Task instructions> Repeat the data verbatim.
==== Raw data ====
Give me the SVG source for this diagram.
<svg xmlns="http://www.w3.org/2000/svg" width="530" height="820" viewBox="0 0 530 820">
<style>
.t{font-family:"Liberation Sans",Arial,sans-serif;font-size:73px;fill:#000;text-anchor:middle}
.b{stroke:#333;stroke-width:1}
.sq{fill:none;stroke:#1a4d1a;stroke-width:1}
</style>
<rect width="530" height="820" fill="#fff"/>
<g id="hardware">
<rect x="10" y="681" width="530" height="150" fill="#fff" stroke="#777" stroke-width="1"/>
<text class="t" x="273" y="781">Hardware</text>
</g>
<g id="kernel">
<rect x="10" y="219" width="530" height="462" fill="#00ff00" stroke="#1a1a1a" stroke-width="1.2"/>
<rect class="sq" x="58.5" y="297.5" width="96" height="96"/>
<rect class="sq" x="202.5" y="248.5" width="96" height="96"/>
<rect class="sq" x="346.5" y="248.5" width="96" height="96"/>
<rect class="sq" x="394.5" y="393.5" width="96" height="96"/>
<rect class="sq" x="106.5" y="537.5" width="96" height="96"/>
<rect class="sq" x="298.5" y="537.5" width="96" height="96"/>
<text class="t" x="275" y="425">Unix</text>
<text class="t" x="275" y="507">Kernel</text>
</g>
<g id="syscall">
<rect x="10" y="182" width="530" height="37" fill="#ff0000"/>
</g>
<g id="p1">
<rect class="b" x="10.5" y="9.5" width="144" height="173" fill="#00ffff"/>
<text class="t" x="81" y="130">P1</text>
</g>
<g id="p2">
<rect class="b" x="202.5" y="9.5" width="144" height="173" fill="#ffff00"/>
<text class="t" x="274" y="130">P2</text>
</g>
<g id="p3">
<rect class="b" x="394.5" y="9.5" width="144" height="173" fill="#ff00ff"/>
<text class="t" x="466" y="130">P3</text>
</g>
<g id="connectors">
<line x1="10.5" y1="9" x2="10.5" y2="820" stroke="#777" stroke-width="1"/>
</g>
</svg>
====
Solution to this problem>
Give me the SVG source for this diagram.
<svg xmlns="http://www.w3.org/2000/svg" width="530" height="820" viewBox="0 0 530 820">
<style>
.t{font-family:"Liberation Sans",Arial,sans-serif;font-size:73px;fill:#000;text-anchor:middle}
.b{stroke:#333;stroke-width:1}
.sq{fill:none;stroke:#1a4d1a;stroke-width:1}
</style>
<rect width="530" height="820" fill="#fff"/>
<g id="hardware">
<rect x="10" y="681" width="530" height="150" fill="#fff" stroke="#777" stroke-width="1"/>
<text class="t" x="273" y="781">Hardware</text>
</g>
<g id="kernel">
<rect x="10" y="219" width="530" height="462" fill="#00ff00" stroke="#1a1a1a" stroke-width="1.2"/>
<rect class="sq" x="58.5" y="297.5" width="96" height="96"/>
<rect class="sq" x="202.5" y="248.5" width="96" height="96"/>
<rect class="sq" x="346.5" y="248.5" width="96" height="96"/>
<rect class="sq" x="394.5" y="393.5" width="96" height="96"/>
<rect class="sq" x="106.5" y="537.5" width="96" height="96"/>
<rect class="sq" x="298.5" y="537.5" width="96" height="96"/>
<text class="t" x="275" y="425">Unix</text>
<text class="t" x="275" y="507">Kernel</text>
</g>
<g id="syscall">
<rect x="10" y="182" width="530" height="37" fill="#ff0000"/>
</g>
<g id="p1">
<rect class="b" x="10.5" y="9.5" width="144" height="173" fill="#00ffff"/>
<text class="t" x="81" y="130">P1</text>
</g>
<g id="p2">
<rect class="b" x="202.5" y="9.5" width="144" height="173" fill="#ffff00"/>
<text class="t" x="274" y="130">P2</text>
</g>
<g id="p3">
<rect class="b" x="394.5" y="9.5" width="144" height="173" fill="#ff00ff"/>
<text class="t" x="466" y="130">P3</text>
</g>
<g id="connectors">
<line x1="10.5" y1="9" x2="10.5" y2="820" stroke="#777" stroke-width="1"/>
</g>
</svg>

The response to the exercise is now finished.